Same $100K, Three Different Strategies
You have $100,000 to deploy. Here is what happens with three different approaches over 24 months.
- Strategy A: Buy and Hold. Purchase a $350K SFR with 25% down ($87,500) plus $12,500 in closing/reserves. Monthly cash flow: $100-200/month (modest at current rates). Year 1 total return including principal paydown and appreciation: ~$18,000 (18% on $100K). Year 2 similar. 24-month return: ~$36,000 total, still own the asset. Time commitment: 2-4 hours/month.
- Strategy B: Two Flips. Deploy $50K per flip as down payment on hard money loans. Flip 1 (months 1-6): Buy at $180K, $30K rehab, sell at $275K. Gross profit after commissions and costs: ~$35,000. Flip 2 (months 7-14): Similar. 24-month return: ~$60,000-$70,000 if both go well. Time commitment: 20-30 hours/week during active projects. If Flip 1 stalls and sells for $240K instead of $275K, profit drops to $10K. If the market dips and you hold for 12 months instead of 6, holding costs eat $12K-$18K.
- Strategy C: Private Lending. Lend $100K at 12% annual interest, first-position lien at 65% LTV. Collect $1,000/month in interest. 24-month return: $24,000 in interest income. Time commitment: virtually zero. If the borrower defaults at month 8, you foreclose, take the property, and either sell it (recover principal plus costs) or become an accidental landlord.
Risk vs. Return by Strategy
Each data point represents the midpoint of the typical return range for each strategy, plotted against a risk score (1-10 scale). Higher risk strategies offer higher potential returns, but the variance around that midpoint is also wider. A buy-and-hold deal returning 11% is relatively predictable. A flip returning 22% might actually return anywhere from -10% to +40%.

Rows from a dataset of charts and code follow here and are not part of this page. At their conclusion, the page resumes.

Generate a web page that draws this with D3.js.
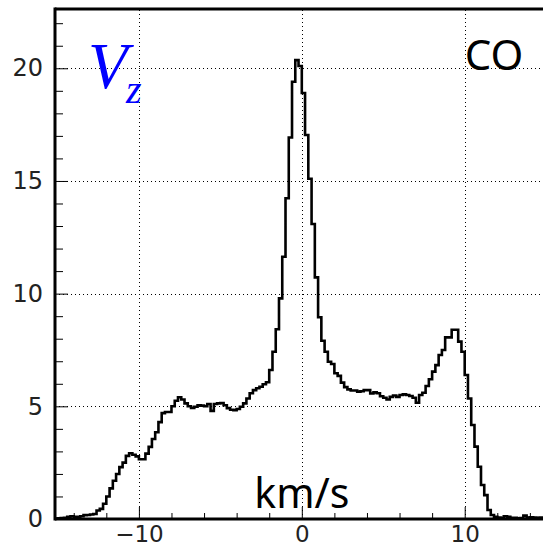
<!DOCTYPE html>
<html>
<head>
<meta charset="utf-8">
<script src="https://cdn.jsdelivr.net/npm/d3@7"></script>
<style>
  body { margin: 0; background: #fff; }
  svg { display: block; }
</style>
</head>
<body>
<div id="chart"></div>
<script>
// histogram of Vz for CO, 150 bins of 0.2 km/s from -15 to 15
const binLow = -15
const binWidth = 0.2
const counts = [
  0.03, 0.04, 0.05, 0.1, 0.12, 0.1, 0.1, 0.12, 0.17, 0.18,
  0.2, 0.22, 0.38, 0.45, 0.68, 1.0, 1.36, 1.7, 2.0, 2.3,
  2.5, 2.8, 2.92, 2.85, 2.78, 2.65, 2.65, 2.9, 3.2, 3.55,
  3.85, 4.3, 4.7, 4.75, 4.75, 5.0, 5.25, 5.4, 5.3, 5.13,
  5.0, 4.93, 4.98, 5.05, 5.03, 5.0, 5.1, 4.8, 5.1, 5.13,
  5.15, 5.05, 4.92, 4.85, 4.83, 4.88, 4.98, 5.13, 5.35, 5.58,
  5.72, 5.8, 5.87, 5.98, 6.07, 6.61, 7.42, 8.42, 9.79, 11.64,
  14.23, 16.93, 19.4, 20.36, 20.1, 18.9, 17.04, 15.1, 13.09, 10.72,
  8.95, 7.91, 7.42, 6.98, 6.88, 6.47, 6.35, 6.05, 5.85, 5.75,
  5.7, 5.7, 5.65, 5.67, 5.72, 5.72, 5.57, 5.62, 5.58, 5.45,
  5.38, 5.3, 5.42, 5.48, 5.42, 5.5, 5.53, 5.5, 5.46, 5.38,
  5.16, 5.5, 5.6, 5.9, 6.2, 6.54, 6.83, 7.28, 7.5, 8.06,
  8.06, 8.4, 8.4, 7.87, 7.42, 6.39, 5.35, 4.17, 3.21, 2.32,
  1.51, 1.06, 0.4, 0.18, 0.1, 0.06, 0.05, 0.12, 0.1, 0.05,
  0.05, 0.03, 0.04, 0.15, 0.06, 0.08, 0.06, 0.05, 0.06, 0.05
]
const xMajor = [-10, 0, 10]
const xMinor = [-14, -12, -8, -6, -4, -2, 2, 4, 6, 8, 12, 14]
const yMajor = [0, 5, 10, 15, 20]
const yMinor = [1, 2, 3, 4, 6, 7, 8, 9, 11, 12, 13, 14, 16, 17, 18, 19, 21, 22]
const xTitle = "km/s"
const label = "CO"

const W = 543, H = 548
const padL = 55, padT = 9, baseY = 519

let x = d3.scaleLinear().domain([-15.15, 15.15]).range([padL, 548.6])
let y = d3.scaleLinear().domain([0, 22.63]).range([baseY, padT])

let svg = d3.select("#chart").append("svg")
  .attr("width", W).attr("height", H)

svg.append("defs").append("clipPath").attr("id", "plot")
  .append("rect")
  .attr("x", padL).attr("y", padT)
  .attr("width", W - padL).attr("height", baseY - padT)

// dotted grid
let grid = svg.append("g")
  .attr("stroke", "#000").attr("stroke-width", 1)
  .attr("stroke-dasharray", "1,3")
grid.selectAll(".gx").data(xMajor).enter().append("line")
  .attr("x1", d => Math.round(x(d)) + 0.5).attr("x2", d => Math.round(x(d)) + 0.5)
  .attr("y1", baseY).attr("y2", padT)
grid.selectAll(".gy").data(yMajor.filter(d => d > 0)).enter().append("line")
  .attr("y1", d => Math.round(y(d)) + 0.5).attr("y2", d => Math.round(y(d)) + 0.5)
  .attr("x1", padL).attr("x2", W)

// histogram outline
let pts = [[binLow, 0]]
counts.forEach((c, i) => pts.push([binLow + i * binWidth, c]))
pts.push([binLow + counts.length * binWidth, counts[counts.length - 1]])
pts.push([binLow + counts.length * binWidth, 0])

let line = d3.line()
  .x(d => x(d[0]))
  .y(d => y(d[1]))
  .curve(d3.curveStepAfter)

svg.append("path")
  .attr("clip-path", "url(#plot)")
  .attr("d", line(pts))
  .attr("fill", "none")
  .attr("stroke", "#000")
  .attr("stroke-width", 2.6)
  .attr("stroke-linejoin", "miter")

// axes (ticks point into the frame)
const tickFont = "'DejaVu Sans', sans-serif"

svg.append("g")
  .attr("transform", `translate(${padL},0)`)
  .call(d3.axisLeft(y).tickValues(yMajor).tickSize(-13).tickPadding(12))
  .call(g => g.select(".domain").remove())
  .call(g => g.selectAll("text").style("font-family", tickFont).style("font-size", "24px").attr("fill", "#222"))

svg.append("g")
  .attr("transform", `translate(${padL},0)`)
  .call(d3.axisLeft(y).tickValues(yMinor).tickSize(-8).tickFormat(""))
  .call(g => g.select(".domain").remove())

svg.append("g")
  .attr("transform", `translate(0,${baseY})`)
  .call(d3.axisBottom(x).tickValues(xMajor).tickSize(-12).tickPadding(7))
  .call(g => g.select(".domain").remove())
  .call(g => g.selectAll("text").style("font-family", tickFont).style("font-size", "23px").attr("fill", "#222"))

svg.append("g")
  .attr("transform", `translate(0,${baseY})`)
  .call(d3.axisBottom(x).tickValues(xMinor).tickSize(-6).tickFormat(""))
  .call(g => g.select(".domain").remove())

// frame
let frame = svg.append("g").attr("stroke", "#000").attr("stroke-width", 3)
frame.append("line").attr("x1", padL).attr("x2", padL).attr("y1", padT - 1.5).attr("y2", baseY + 1.5)
frame.append("line").attr("x1", padL).attr("x2", W).attr("y1", padT).attr("y2", padT)
frame.append("line").attr("x1", padL).attr("x2", W).attr("y1", baseY).attr("y2", baseY)

// texts
svg.append("text")
  .attr("x", x(0)).attr("y", 508)
  .attr("text-anchor", "middle")
  .style("font-family", "'Noto Sans', sans-serif")
  .style("font-size", "41px")
  .text(xTitle)

svg.append("text")
  .attr("x", 494).attr("y", 70)
  .attr("text-anchor", "middle")
  .style("font-family", "'Noto Sans', sans-serif")
  .style("font-size", "42px")
  .text(label)

let vz = svg.append("text")
  .attr("x", 88).attr("y", 88)
  .attr("fill", "#0000ff")
  .style("font-family", "'Liberation Serif', serif")
  .style("font-style", "italic")
vz.append("tspan").style("font-size", "65px").text("V")
vz.append("tspan").attr("x", 126).attr("y", 103).style("font-size", "40px").text("z")
</script>
</body>
</html>
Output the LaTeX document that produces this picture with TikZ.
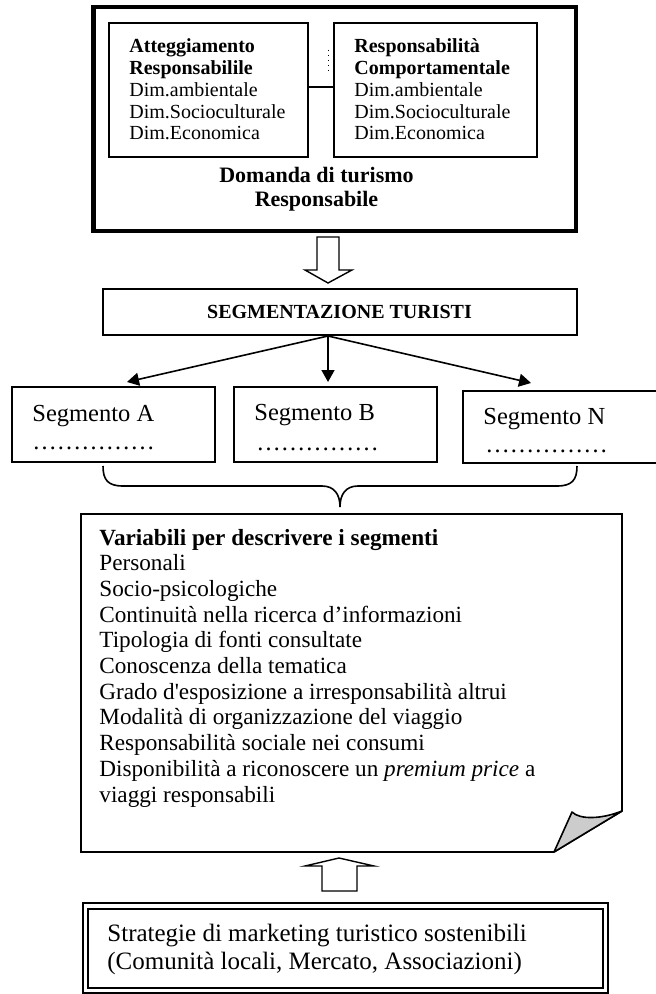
\documentclass[tikz,border=0pt]{standalone}
\usepackage{fontspec}
\setmainfont{Liberation Serif}
\newfontfamily\rawserif{Liberation Serif}
\usetikzlibrary{fit,arrows.meta}
\newcommand\fsmall{\fontsize{10}{10.85}\selectfont}
\newcommand\fdom{\fontsize{11}{12}\selectfont}
\newcommand\fsegm{\fontsize{12.25}{14}\selectfont}
\newcommand\fvar{\fontsize{11.6}{12.85}\selectfont}
\newcommand\fstrat{\fontsize{12.5}{14}\selectfont}
\begin{document}
\begin{tikzpicture}[x=0.5pt,y=-0.5pt,
  box/.style={draw, line width=0.7pt, inner sep=0pt},
  thickbox/.style={draw, line width=2.2pt, inner sep=0pt},
  txt/.style={anchor=base west, inner sep=0pt},
  ctxt/.style={anchor=base, inner sep=0pt},
  hollow/.style={draw, line width=0.7pt, fill=white, line join=miter},
  arr/.style={line width=0.8pt, -{Triangle[length=6pt,width=6.5pt]}},
  link/.style={line width=0.8pt}]
\useasboundingbox (0,0) rectangle (656,994);

% ---- top block
\node[thickbox, fit={(93.5,7) (576,231)}] (outer) {};
\node[box, fit={(109,23) (308,157)}] (L) {};
\node[box, fit={(334,23) (537,157)}] (R) {};
\node[txt, font=\fsmall\bfseries] (l1) at (129,53) {Atteggiamento};
\node[txt, font=\fsmall\bfseries] (l2) at (129,75) {Responsabilile};
\node[txt, font=\fsmall] (l3) at (129,97) {Dim.ambientale};
\node[txt, font=\fsmall] (l4) at (129,118.5) {Dim.Socioculturale};
\node[txt, font=\fsmall] (l5) at (129,140) {Dim.Economica};
\node[txt, font=\fsmall\bfseries] (r1) at (354,53) {Responsabilità};
\node[txt, font=\fsmall\bfseries] (r2) at (354,75) {Comportamentale};
\node[txt, font=\fsmall] (r3) at (354,97) {Dim.ambientale};
\node[txt, font=\fsmall] (r4) at (354,118.5) {Dim.Socioculturale};
\node[txt, font=\fsmall] (r5) at (354,140) {Dim.Economica};
\coordinate (cy) at (0,87);
\draw[link] (L.east |- cy) -- (R.west |- cy);
\coordinate (d1) at (328,50);
\coordinate (d2) at (328,71);
\draw[line width=0.5pt, dotted] (d1) -- (d2);
\node[ctxt, font=\fdom\bfseries] (dom1) at (316.5,183) {Domanda di turismo};
\node[ctxt, font=\fdom\bfseries] (dom2) at (316.5,207) {Responsabile};

% ---- hollow down arrow
\draw[hollow] (317,237) -- (339,237) -- (339,270) -- (352,270) -- (328,283)
  -- (305,270) -- (317,270) -- cycle;

% ---- segmentation
\node[box, fit={(103,289) (577,335)}] (seg) {};
\node[ctxt, font=\fsmall\bfseries] (segt) at (339.5,318) {SEGMENTAZIONE TURISTI};

\node[box, fit={(12,387) (215,462)}] (A) {};
\node[box, fit={(234,387) (437,462)}] (B) {};
\node[box, fit={(463,391) (660,463)}] (N) {};
\node[txt, font=\fsegm] (at) at (32,421) {Segmento A};
\node[txt, font=\fsegm] (ad) at (32,449) {……………};
\node[txt, font=\fsegm] (bt) at (254,420) {Segmento B};
\node[txt, font=\fsegm] (bd) at (256,450) {……………};
\node[txt, font=\fsegm] (nt) at (483,424) {Segmento N};
\node[txt, font=\fsegm] (nd) at (485,452) {……………};

\coordinate (fork) at (328,336);
\coordinate (tA) at (127,382);
\coordinate (tB) at (328,382);
\coordinate (tN) at (531,383);
\draw[arr] (fork) -- (tA);
\draw[arr] (fork) -- (tB);
\draw[arr] (fork) -- (tN);

% ---- brace
\draw[link] (103,466) .. controls (103,480) and (108,486) .. (123,486) -- (322,486)
  .. controls (334,486) and (340,494) .. (340,507)
  .. controls (340,494) and (346,486) .. (358,486) -- (557,486)
  .. controls (572,486) and (577,480) .. (577,466);

% ---- variables (folded page)
\draw[line width=0.8pt, line join=miter] (81,514) -- (622,514) -- (622,811) -- (554,852) -- (81,852) -- cycle;
\filldraw[line width=0.8pt, fill=gray!40, line join=round] (554,852) -- (572,812)
  .. controls (580,820) and (602,819) .. (622,811) -- cycle;
\foreach \i/\t in {1/{\textbf{Variabili per descrivere i segmenti}},
  2/{Personali}, 3/{Socio-psicologiche},
  4/{Continuità nella ricerca d’informazioni},
  5/{Tipologia di fonti consultate},
  6/{Conoscenza della tematica},
  7/{Grado d{\rawserif'}esposizione a irresponsabilità altrui},
  8/{Modalità di organizzazione del viaggio},
  9/{Responsabilità sociale nei consumi},
  10/{Disponibilità a riconoscere un \textit{premium price} a},
  11/{viaggi responsabili}}
  \node[txt, font=\fvar] (v\i) at (99,{545+25.7*(\i-1)}) {\t};

% ---- hollow up arrow
\draw[hollow] (322,891) -- (322,866) -- (305,866) -- (339,858) -- (374,866)
  -- (357,866) -- (357,891) -- cycle;

% ---- strategies (double frame)
\node[box, fit={(83,903) (608,993)}] (strO) {};
\node[box, fit={(88,909) (603,988)}] (strI) {};
\node[txt, font=\fstrat] (s1) at (107,941) {Strategie di marketing turistico sostenibili};
\node[txt, font=\fstrat] (s2) at (107,969) {(Comunità locali, Mercato, Associazioni)};
\end{tikzpicture}
\end{document}
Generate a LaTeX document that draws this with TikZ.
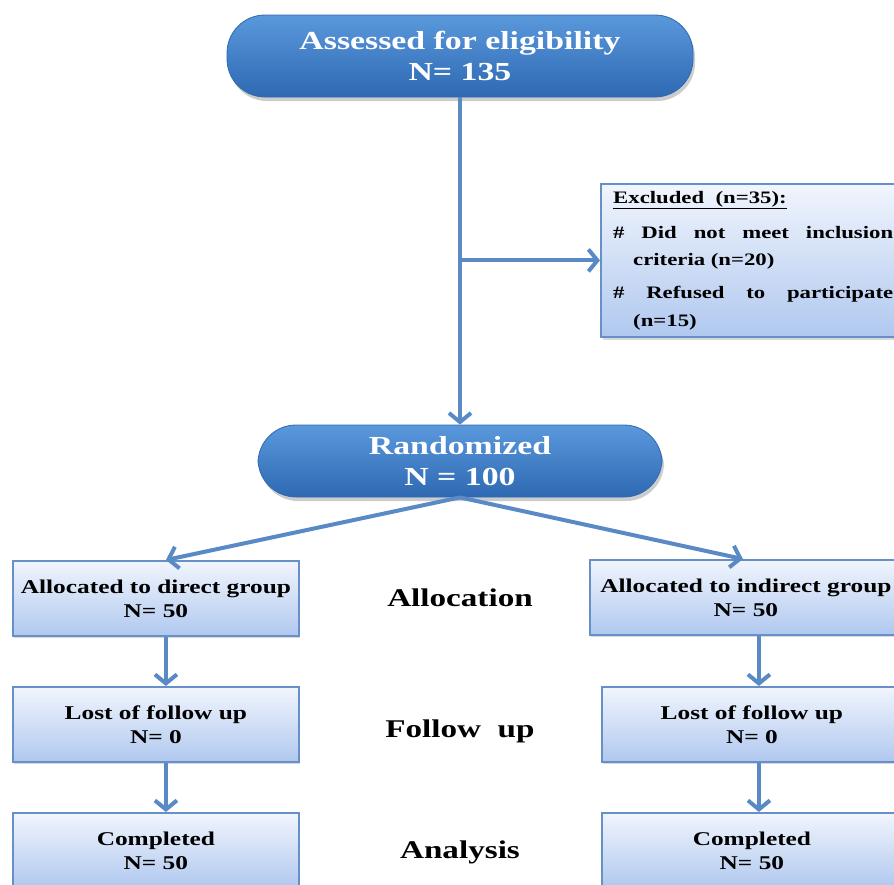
\documentclass[tikz,border=0pt]{standalone}
\usepackage{fontspec}
\setmainfont{Liberation Serif}
\newfontfamily\tnr[FakeStretch=1.3]{Liberation Serif}
\usetikzlibrary{arrows.meta,shadows}
\definecolor{pillA}{HTML}{5A98DC}
\definecolor{pillB}{HTML}{2E69B2}
\definecolor{boxA}{HTML}{F1F5FD}
\definecolor{boxB}{HTML}{B0C8EF}
\definecolor{edgec}{HTML}{6890C8}
\definecolor{arrc}{HTML}{5A8AC6}
\begin{document}
\begin{tikzpicture}[x=1pt,y=-1pt,
  pill/.style={rectangle, rounded corners=38pt, top color=pillA, bottom color=pillB,
    draw=pillB, line width=0.8pt, text=white, align=center,
    font=\tnr\bfseries\fontsize{26}{31}\selectfont,
    drop shadow={opacity=0.4, shadow xshift=2pt, shadow yshift=-4pt}},
  gbox/.style={rectangle, top color=boxA, bottom color=boxB, draw=edgec,
    line width=1.8pt, align=center, minimum height=75pt, inner sep=0pt,
    font=\tnr\bfseries\fontsize{19.5}{24}\selectfont,
    drop shadow={opacity=0.3, shadow xshift=1pt, shadow yshift=-2pt}},
  ebox/.style={rectangle, top color=boxA, bottom color=boxB, draw=edgec,
    line width=1.8pt, inner sep=0pt,
    drop shadow={opacity=0.3, shadow xshift=2pt, shadow yshift=-3pt}},
  etext/.style={inner sep=0pt, font=\tnr\bfseries\fontsize{17.5}{22}\selectfont},
  stage/.style={inner sep=0pt, font=\tnr\bfseries\fontsize{25.5}{30}\selectfont},
  arr/.style={draw=arrc, line width=4pt, -{Straight Barb[length=9pt,width=22pt]}}
]
\useasboundingbox (0,0) rectangle (894,884);
\clip (0,0) rectangle (894,884);

% pills
\node[pill, minimum width=466pt, minimum height=82pt] (top) at (460,56)
  {Assessed for eligibility\\N= 135};
\node[pill, minimum width=404pt, minimum height=72pt] (rand) at (460,461)
  {Randomized\\N = 100};

% excluded box
\node[ebox, anchor=north west, minimum width=320pt, minimum height=153pt] (exc) at (600,183) {};
\node[etext, anchor=base west] (e1) at (613,203) {\underline{Excluded\ \ (n=35):}};
\node[etext, anchor=base west] (e2) at (613,238) {\makebox[280pt][s]{\# Did not meet inclusion}};
\node[etext, anchor=base west] (e3) at (633,265) {criteria (n=20)};
\node[etext, anchor=base west] (e4) at (613,298) {\makebox[280pt][s]{\# Refused to participate}};
\node[etext, anchor=base west] (e5) at (633,326) {(n=15)};

% left column
\node[gbox, anchor=north west, minimum width=286pt] (a1) at (12,560)
  {Allocated to direct group\\N= 50};
\node[gbox, anchor=north west, minimum width=286pt] (l1) at (12,686)
  {Lost of follow up\\N= 0};
\node[gbox, anchor=north west, minimum width=286pt] (c1) at (12,812)
  {Completed\\N= 50};

% right column
\node[gbox, anchor=north west, minimum width=312pt] (a2) at (589,559)
  {Allocated to indirect group\\N= 50};
\node[gbox, anchor=north west, minimum width=300pt] (l2) at (601,686)
  {Lost of follow up\\N= 0};
\node[gbox, anchor=north west, minimum width=300pt] (c2) at (601,812)
  {Completed\\N= 50};

% stage labels
\node[stage, anchor=base] (s1) at (460,606) {Allocation};
\node[stage, anchor=base] (s2) at (460,737) {Follow\ \ up};
\node[stage, anchor=base] (s3) at (460,858) {Analysis};

% connectors
\draw[arr] (top.south) -- (rand.north);
\coordinate (br) at (top.south |- exc.west);
\draw[arr] (br) -- (exc.west);
\draw[arr] (rand.south) -- ([xshift=10pt]a1.north);
\draw[arr] (rand.south) -- ([xshift=-3pt]a2.north);
\draw[arr] ([xshift=10pt]a1.south) -- ([xshift=10pt]l1.north);
\draw[arr] ([xshift=10pt]l1.south) -- ([xshift=10pt]c1.north);
\draw[arr] ([xshift=13pt]a2.south) -- ([xshift=13pt]a2.south |- l2.north);
\draw[arr] ([xshift=13pt]a2.south |- l2.south) -- ([xshift=13pt]a2.south |- c2.north);
\end{tikzpicture}
\end{document}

Higher Returns Come with Higher Failure Rates
The return ranges above assume competent execution. Reality is less forgiving. Roughly 40% of first-time flippers lose money or break even on their first deal. Development projects fail at even higher rates when inexperienced operators underestimate construction costs, permitting timelines, or market absorption. A flip that does not sell becomes a rental at a bad cost basis, with hard money interest accruing at 12-14% until you refinance or sell at a loss. A development that stalls mid-construction eats $10,000-$30,000/month in carry costs while producing zero revenue. Private credit borrowers default at 5-15% rates depending on market conditions, and the foreclosure process takes 3-18 months depending on the state. The money is not lost, but it is illiquid and at risk. Start with the strategy that has the widest margin for error, not the one with the highest potential return. For most people, that means buy and hold.
Strategy selection depends on your goals. Cash flow investors buy and hold. Equity builders use BRRRR. Quick capital comes from flips.